2011 National Inventors Hall of Fame
Every year, the United States Patent and Trademark Office recognizes and celebrates the life-changing advancements in science and the useful arts. On May 4, at the Smithsonian and the National Portrait Gallery in Washington, D.C., over 30 living and historical inventors will be honored and inducted into the National Inventors Hall of Fame.
Located at the United States Patent and Trademark Office, the Hall has been honoring the men and women responsible for great technical innovations since 1973. Nominated by peers and the public, inductees are selected by the foundation committee based on their contribution to the wellbeing of mankind and the progress of science and the useful arts.
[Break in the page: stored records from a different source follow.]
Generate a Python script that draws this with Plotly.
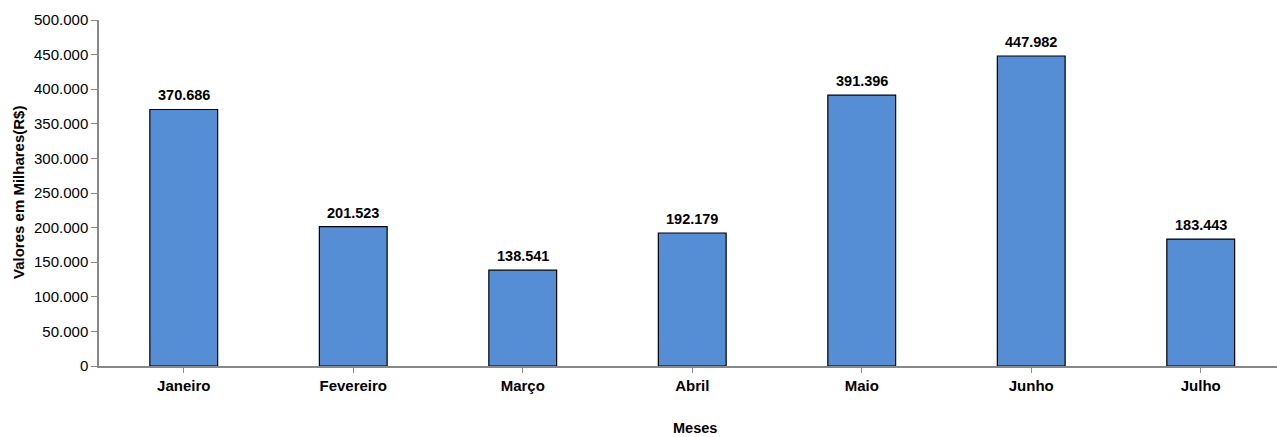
import plotly.graph_objects as go

meses = ["Janeiro", "Fevereiro", "Março", "Abril", "Maio", "Junho", "Julho"]
valores = [370686, 201523, 138541, 192179, 391396, 447982, 183443]
y_ticks = [0, 50000, 100000, 150000, 200000, 250000, 300000, 350000, 400000, 450000, 500000]

W, H = 1277, 437
L, R, T, B = 99, 0, 20, 71
pw = W - L - R
ph = H - T - B
FONT = "Liberation Sans, Arial"

fig = go.Figure()
fig.add_trace(go.Bar(
    x=list(range(len(meses))), y=valores,
    width=0.4,
    marker=dict(color="#558ED5", line=dict(color="#000000", width=1.2)),
    hoverinfo="skip",
))

for i, v in enumerate(valores):
    fig.add_annotation(
        x=i, y=v, xref="x", yref="y", yanchor="bottom", yshift=4,
        text="<b>" + f"{v:,}".replace(",", ".") + "</b>", showarrow=False,
        font=dict(family=FONT, size=14.5, color="#000000"),
    )

fig.add_annotation(
    x=(695 - L) / pw, y=-(428 - (H - B)) / ph, xref="paper", yref="paper",
    xanchor="center", yanchor="middle",
    text="<b>Meses</b>", showarrow=False,
    font=dict(family=FONT, size=14.5, color="#000000"),
)
fig.add_annotation(
    x=-(L - 18) / pw, y=0.5, xref="paper", yref="paper", textangle=-90,
    xanchor="center", yanchor="middle",
    text="<b>Valores em Milhares(R$)</b>", showarrow=False,
    font=dict(family=FONT, size=15, color="#000000"),
)

fig.update_layout(
    width=W, height=H,
    margin=dict(l=L, r=R, t=T, b=B, pad=0),
    paper_bgcolor="white", plot_bgcolor="white",
    separators=",.",
    showlegend=False,
    font=dict(family=FONT, size=15, color="#000000"),
    xaxis=dict(
        tickmode="array", tickvals=list(range(len(meses))),
        ticktext=["<b>" + m + "</b>" for m in meses],
        range=[-0.5, 6.45], tickson="boundaries", ticks="outside", ticklen=5,
        tickcolor="#888888", showline=True, linecolor="#888888", linewidth=1.5,
        showgrid=False, zeroline=False, fixedrange=True,
        tickfont=dict(family=FONT, size=15, color="#000000"),
    ),
    yaxis=dict(
        range=[0, 500000], tickmode="array", tickvals=y_ticks,
        tickformat=",.0f", ticks="outside", ticklen=6, tickcolor="#888888",
        showline=True, linecolor="#888888", linewidth=1.5,
        showgrid=False, zeroline=False,
        tickfont=dict(family=FONT, size=15, color="#000000"),
    ),
)

fig.write_html("out.html")
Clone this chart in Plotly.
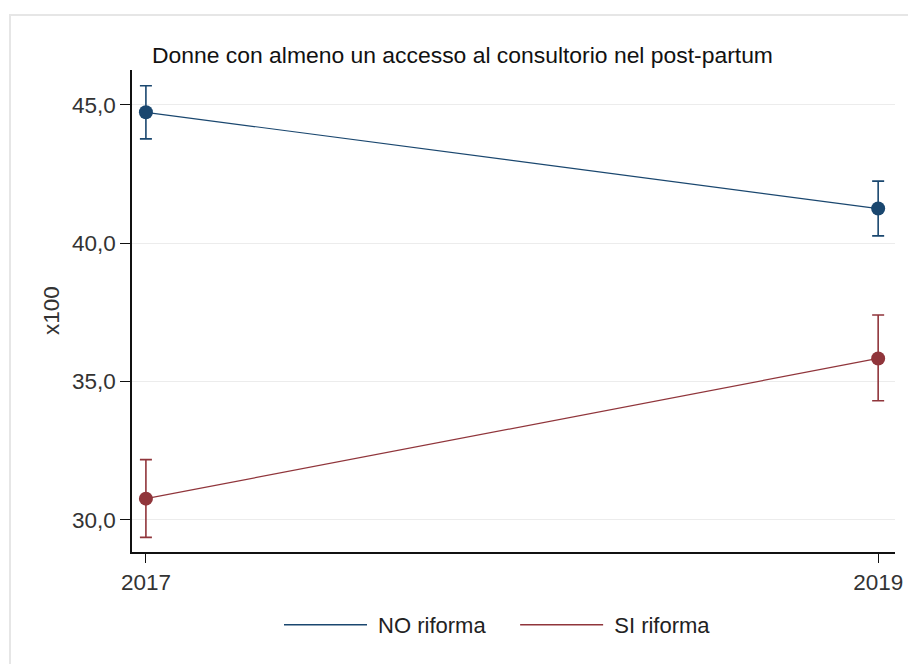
import plotly.graph_objects as go

years = [2017, 2019]
no_riforma = [44.73, 41.25]
no_err_hi = [45.69, 42.24]
no_err_lo = [43.77, 40.26]
si_riforma = [30.76, 35.83]
si_err_hi = [32.17, 37.40]
si_err_lo = [29.36, 34.30]
y_ticks = [30, 35, 40, 45]
y_tick_labels = ["30,0", "35,0", "40,0", "45,0"]
title_text = "Donne con almeno un accesso al consultorio nel post-partum"
series_names = ["NO riforma", "SI riforma"]

NAVY = "#1a476f"
MAROON = "#90353b"
FONT = "Liberation Sans, Arial, sans-serif"
FS = 22.5
NB = "\u00a0"

def err(vals, hi, lo):
    return dict(type="data", symmetric=False,
                array=[h - v for h, v in zip(hi, vals)],
                arrayminus=[v - l for v, l in zip(vals, lo)],
                thickness=1.6, width=6)

fig = go.Figure()
legend_labels = [NB + series_names[0] + NB * 4, NB + series_names[1]]
for name, lab, vals, hi, lo, col in [
    (series_names[0], legend_labels[0], no_riforma, no_err_hi, no_err_lo, NAVY),
    (series_names[1], legend_labels[1], si_riforma, si_err_hi, si_err_lo, MAROON),
]:
    e = err(vals, hi, lo)
    e["color"] = col
    fig.add_trace(go.Scatter(
        x=years, y=vals, mode="lines+markers", name=name,
        line=dict(color=col, width=1.2),
        marker=dict(color=col, size=14),
        error_y=e, showlegend=False,
    ))
    # legend-only entry (line symbol like the reference)
    fig.add_trace(go.Scatter(
        x=[None], y=[None], mode="lines", name=lab,
        line=dict(color=col, width=1.6), showlegend=True,
    ))

W, H = 908, 664
L, R, T, B = 132, 13, 70, 112
pw, ph = W - L - R, H - T - B

def px_x(x):
    return (x - L) / pw

def px_y(y):
    return 1 - (y - T) / ph

fig.update_layout(
    width=W, height=H,
    margin=dict(l=L, r=R, t=T, b=B, autoexpand=False),
    paper_bgcolor="white", plot_bgcolor="white",
    font=dict(family=FONT, size=FS, color="#333333"),
    title=dict(text=title_text, x=152 / W, xanchor="left", xref="container",
               y=1 - 55 / H, yanchor="middle", yref="container",
               font=dict(family=FONT, size=22.9, color="#111111")),
    showlegend=True,
    legend=dict(orientation="h", x=px_x(279), xanchor="left",
                y=px_y(625), yanchor="middle", itemwidth=83,
                font=dict(family=FONT, size=22, color="#222222"),
                bgcolor="rgba(0,0,0,0)"),
    xaxis=dict(range=[2016.962, 2019.046], tickvals=years,
               ticktext=[str(y) for y in years], automargin=False,
               showgrid=False, zeroline=False, showline=True,
               linecolor="#111111", linewidth=1.6,
               ticks="outside", ticklen=9, tickwidth=1.4, tickcolor="#111111",
               tickfont=dict(family=FONT, size=FS, color="#333333")),
    yaxis=dict(range=[28.83, 46.26], tickvals=y_ticks, ticktext=y_tick_labels,
               automargin=False,
               showgrid=True, gridcolor="#ececec", gridwidth=1,
               zeroline=False, showline=True,
               linecolor="#111111", linewidth=1.6,
               ticks="outside", ticklen=10, tickwidth=1.4, tickcolor="#111111",
               tickfont=dict(family=FONT, size=FS, color="#333333")),
    annotations=[dict(text="x100", x=px_x(51), y=0.5, xref="paper", yref="paper",
                      xanchor="center", yanchor="middle", textangle=-90,
                      showarrow=False,
                      font=dict(family=FONT, size=FS, color="#333333"))],
    shapes=[dict(type="rect", xref="paper", yref="paper",
                 x0=px_x(10), x1=px_x(925), y0=px_y(690), y1=px_y(15),
                 line=dict(color="#e6e6e6", width=2), layer="below")],
)

fig.write_html("out.html")
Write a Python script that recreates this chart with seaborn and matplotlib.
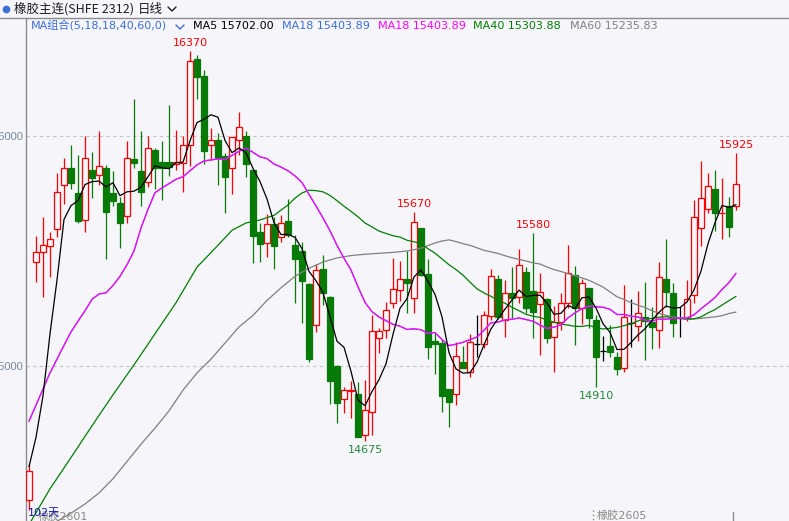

Those who have made outstanding additions to invention and the American system of intellectual property protection are considered for the National Inventors Hall of Fame Lifetime Achievement Award. In the past this award has been given to people such as Senator John Glenn, astrophysicist Riccardo Giacconi, and Intellectual Property Attorney Tom Arnold.
Today, a total of 460 inventors have been honored and given a place in the National Inventors Hall of Fame. Among the group chosen for 2011 are: Steven Sasson (digital camera), Bernard Silver (first bar code), Mary Anderson (windshield wiper), Charles Jenkins (motion picture projector), and George Devol (industrial robot).
The U.S. Patent Office hopes that the continuation of this noble tradition will not only show appreciation to the inventors, but that it will inspire future generations to strive for intellectual and scientific greatness.